** Begin **

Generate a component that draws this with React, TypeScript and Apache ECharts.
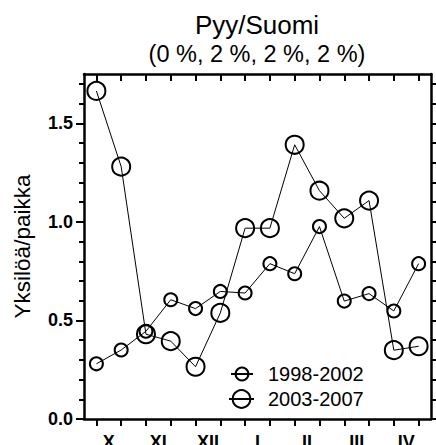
import React, { useEffect, useRef } from "react";
import * as echarts from "echarts";

const months = ["X", "XI", "XII", "I", "II", "III", "IV"];
const periods = ["1998-2002", "2003-2007"];
const values1998 = [0.28, 0.35, 0.445, 0.605, 0.56, 0.647, 0.639, 0.788, 0.737, 0.976, 0.598, 0.636, 0.548, 0.788];
const values2003 = [1.664, 1.28, 0.43, 0.395, 0.265, 0.538, 0.968, 0.968, 1.391, 1.158, 1.018, 1.108, 0.349, 0.369];
const yLabels = [0, 0.5, 1.0, 1.5];
const titleText = "Pyy/Suomi";
const subtitleText = "(0 %, 2 %, 2 %, 2 %)";
const yName = "Yksilöä/paikka";

const FONT = "'Liberation Sans', Arial, sans-serif";

export default function App() {
  const ref = useRef<HTMLDivElement>(null);
  useEffect(() => {
    if (!ref.current) return;
    const chart = echarts.init(ref.current, null, { renderer: "svg" });
    const halfIdx = values1998.map((_, i) => i);
    const monthPos = months.map((_, i) => i * 2 + 0.5);
    const minorYVals: number[] = [];
    for (let k = 0; k <= 17; k++) minorYVals.push(+(k / 10).toFixed(1));
    const black = "#000";
    const line = { show: true, onZero: false, lineStyle: { color: black, width: 2.5 } };
    const tickStyle = { color: black, width: 2 };
    const option: any = {
      animation: false,
      backgroundColor: "#fff",
      title: [
        {
          text: titleText,
          left: 257,
          top: 12,
          padding: 0,
          textAlign: "center",
          textStyle: { fontSize: 26, fontWeight: "normal", fontFamily: FONT, color: black },
        },
        {
          text: subtitleText,
          left: 257,
          top: 42,
          padding: 0,
          textAlign: "center",
          textStyle: { fontSize: 23.5, fontWeight: "normal", fontFamily: FONT, color: black },
        },
      ],
      legend: [
        {
          data: [periods[0]],
          left: 230,
          top: 364,
          padding: 0,
          itemWidth: 22,
          itemHeight: 16,
          textStyle: { fontSize: 20, fontFamily: FONT, color: black, padding: [0, 0, 0, 10] },
        },
        {
          data: [periods[1]],
          left: 228,
          top: 389,
          padding: 0,
          itemWidth: 25,
          itemHeight: 22,
          textStyle: { fontSize: 20, fontFamily: FONT, color: black, padding: [0, 0, 0, 9] },
        },
      ],
      grid: { left: 84, right: 5, top: 74, bottom: 26, containLabel: false, outerBoundsMode: "none" },
      xAxis: [
        {
          type: "value",
          min: -0.5,
          max: 13.5,
          position: "bottom",
          axisLine: line,
          axisTick: { show: true, customValues: halfIdx, length: 7, inside: false, lineStyle: tickStyle },
          axisLabel: {
            show: true,
            customValues: monthPos,
            margin: 14,
            fontSize: 18,
            fontWeight: "bold",
            fontFamily: FONT,
            color: black,
            formatter: (v: number) => months[Math.round((v - 0.5) / 2)] ?? "",
          },
          splitLine: { show: false },
        },
        {
          type: "value",
          min: -0.5,
          max: 13.5,
          position: "top",
          axisLine: line,
          axisTick: { show: true, customValues: halfIdx, length: 7, inside: true, lineStyle: tickStyle },
          axisLabel: { show: false },
          splitLine: { show: false },
        },
      ],
      yAxis: [
        {
          type: "value",
          min: 0,
          max: 1.75,
          position: "left",
          name: yName,
          nameLocation: "middle",
          nameRotate: 90,
          nameGap: 50,
          nameTextStyle: { fontSize: 22.5, fontFamily: FONT, color: black },
          axisLine: line,
          axisTick: { show: true, customValues: yLabels, length: 8, inside: false, lineStyle: tickStyle },
          axisLabel: {
            show: true,
            customValues: yLabels,
            margin: 11,
            fontSize: 18,
            fontWeight: "bold",
            fontFamily: FONT,
            color: black,
            formatter: (v: number) => v.toFixed(1),
          },
          splitLine: { show: false },
        },
        {
          type: "value",
          min: 0,
          max: 1.75,
          position: "right",
          axisLine: line,
          axisTick: { show: true, customValues: minorYVals, length: 6, inside: false, lineStyle: tickStyle },
          axisLabel: { show: false },
          splitLine: { show: false },
        },
        {
          type: "value",
          min: 0,
          max: 1.75,
          position: "left",
          axisLine: { show: false, onZero: false },
          axisTick: { show: true, customValues: minorYVals, length: 5, inside: false, lineStyle: tickStyle },
          axisLabel: { show: false },
          splitLine: { show: false },
        },
      ],
      series: [
        {
          name: periods[0],
          type: "line",
          xAxisIndex: 0,
          yAxisIndex: 0,
          data: values1998.map((v, i) => [halfIdx[i], v]),
          symbol: "circle",
          symbolSize: 13,
          showAllSymbol: true,
          lineStyle: { color: black, width: 1 },
          itemStyle: { color: "rgba(0,0,0,0)", borderColor: black, borderWidth: 2 },
          emphasis: { disabled: true },
        },
        {
          name: periods[1],
          type: "line",
          xAxisIndex: 0,
          yAxisIndex: 0,
          data: values2003.map((v, i) => [halfIdx[i], v]),
          symbol: "circle",
          symbolSize: 18,
          showAllSymbol: true,
          lineStyle: { color: black, width: 1 },
          itemStyle: { color: "rgba(0,0,0,0)", borderColor: black, borderWidth: 2 },
          emphasis: { disabled: true },
        },
      ],
    };
    chart.setOption(option);
    return () => chart.dispose();
  }, []);
  return (
    <div
      ref={ref}
      style={{ position: "fixed", left: 0, top: 0, width: 436, height: 445, background: "#fff" }}
    />
  );
}
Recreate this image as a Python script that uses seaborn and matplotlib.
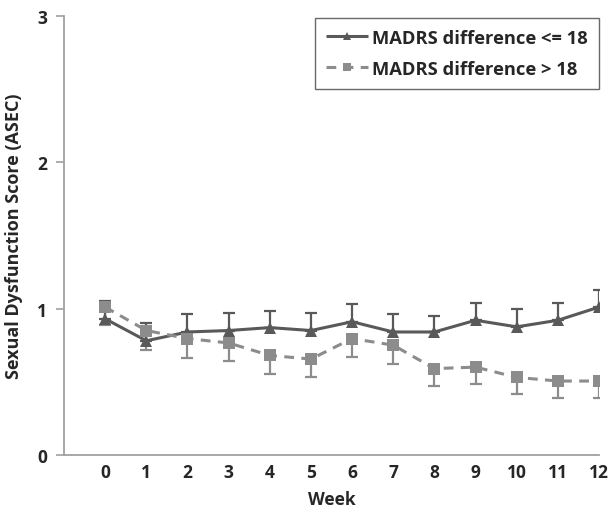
import matplotlib
matplotlib.use("Agg")
import matplotlib.pyplot as plt
import seaborn as sns
import pandas as pd
import numpy as np

weeks = list(range(13))
low_mean = [0.93, 0.78, 0.84, 0.85, 0.87, 0.85, 0.91, 0.84, 0.84, 0.92, 0.875, 0.92, 1.01]
low_err = [0.12, 0.12, 0.12, 0.12, 0.11, 0.12, 0.12, 0.12, 0.11, 0.12, 0.12, 0.12, 0.12]
high_mean = [1.01, 0.85, 0.795, 0.765, 0.68, 0.655, 0.795, 0.75, 0.59, 0.60, 0.53, 0.505, 0.505]
high_err = [0.12, 0.13, 0.13, 0.125, 0.125, 0.125, 0.125, 0.13, 0.12, 0.115, 0.115, 0.115, 0.115]
labels = ["MADRS difference <= 18", "MADRS difference > 18"]

sns.set_theme(style="white")
plt.rcParams['font.family'] = ['Open Sans', 'DejaVu Sans']

dark = "#595959"
light = "#8c8c8c"
txt = "#262626"

df = pd.DataFrame({
    "Week": weeks * 2,
    "Score": low_mean + high_mean,
    "Group": [labels[0]] * 13 + [labels[1]] * 13,
})

fig = plt.figure(figsize=(6.12, 5.10), dpi=100)
ax = fig.add_axes([0.1046, 0.1059, 0.8742, 0.8614])

# error bars: lower group upward, higher group downward
ax.errorbar(weeks, high_mean, yerr=[high_err, np.zeros(13)], fmt="none",
            ecolor=light, elinewidth=1.6, capsize=4, capthick=1.6, zorder=2)
ax.errorbar(weeks, low_mean, yerr=[np.zeros(13), low_err], fmt="none",
            ecolor=dark, elinewidth=1.6, capsize=4, capthick=1.6, zorder=2)

sns.lineplot(data=df, x="Week", y="Score", hue="Group", style="Group",
             palette=[dark, light], markers=["^", "s"],
             dashes=[(1, 0), (3.2, 2.4)], markersize=8.5, linewidth=2.2,
             markeredgewidth=0, ax=ax, zorder=3)

ax.set_xlim(-1, 12)
ax.set_ylim(0, 3)
ax.set_xticks(weeks)
ax.set_yticks([0, 1, 2, 3])
ax.tick_params(axis="x", length=0, pad=6, labelsize=12.5, labelcolor=txt)
ax.tick_params(axis="y", length=6, width=1.2, color="#a0a0a0", pad=6, labelsize=12.5, labelcolor=txt, left=True)
for lab in ax.get_xticklabels() + ax.get_yticklabels():
    lab.set_fontweight("bold")

for s in ["top", "right"]:
    ax.spines[s].set_visible(False)
for s in ["left", "bottom"]:
    ax.spines[s].set_color("#a0a0a0")
    ax.spines[s].set_linewidth(1.3)

ax.set_xlabel("Week", fontsize=12.5, fontweight="bold", color=txt, labelpad=6)
ax.set_ylabel("Sexual Dysfunction Score (ASEC)", fontsize=13, fontweight="bold", color=txt, labelpad=10)

leg = ax.legend(loc="upper right", bbox_to_anchor=(1.0, 0.995), frameon=True,
                fancybox=False, edgecolor="#444444", fontsize=13.2,
                handlelength=2.3, borderpad=0.6, labelspacing=0.7, handletextpad=0.25,
                borderaxespad=0.0)
leg.get_frame().set_linewidth(1.0)
for t in leg.get_texts():
    t.set_fontweight("bold")
    t.set_color(txt)
for h in leg.legend_handles:
    h.set_markersize(6)

fig.savefig("out.png", dpi=100)
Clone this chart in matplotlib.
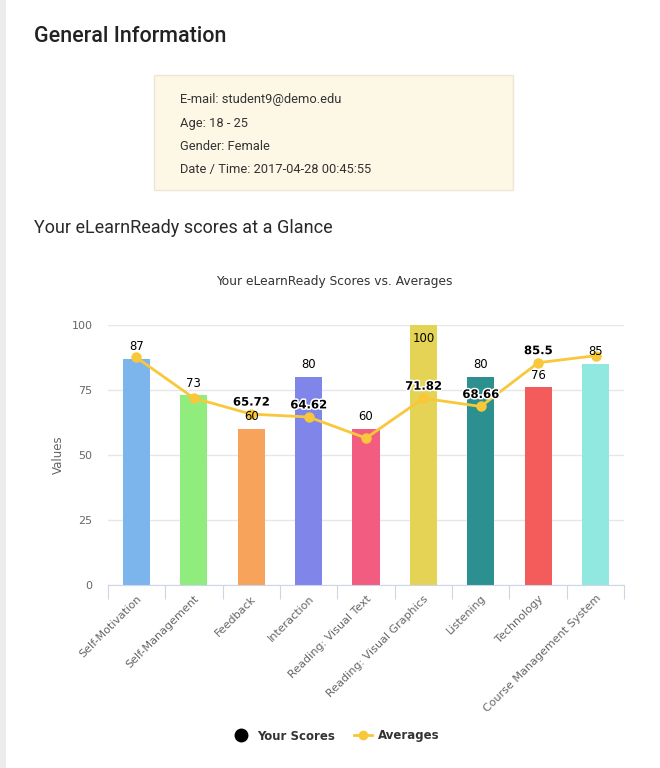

** End **

__YOUR INSTRUCTIONS__: Your task is to restate word for word the lines from the top of the data to the line containing "import * as", both ends included, with every picture left out.

__RESULT__:
Generate a component that draws this with React, TypeScript and Apache ECharts.
import React, { useEffect, useRef } from "react";
import * as echarts from "echarts";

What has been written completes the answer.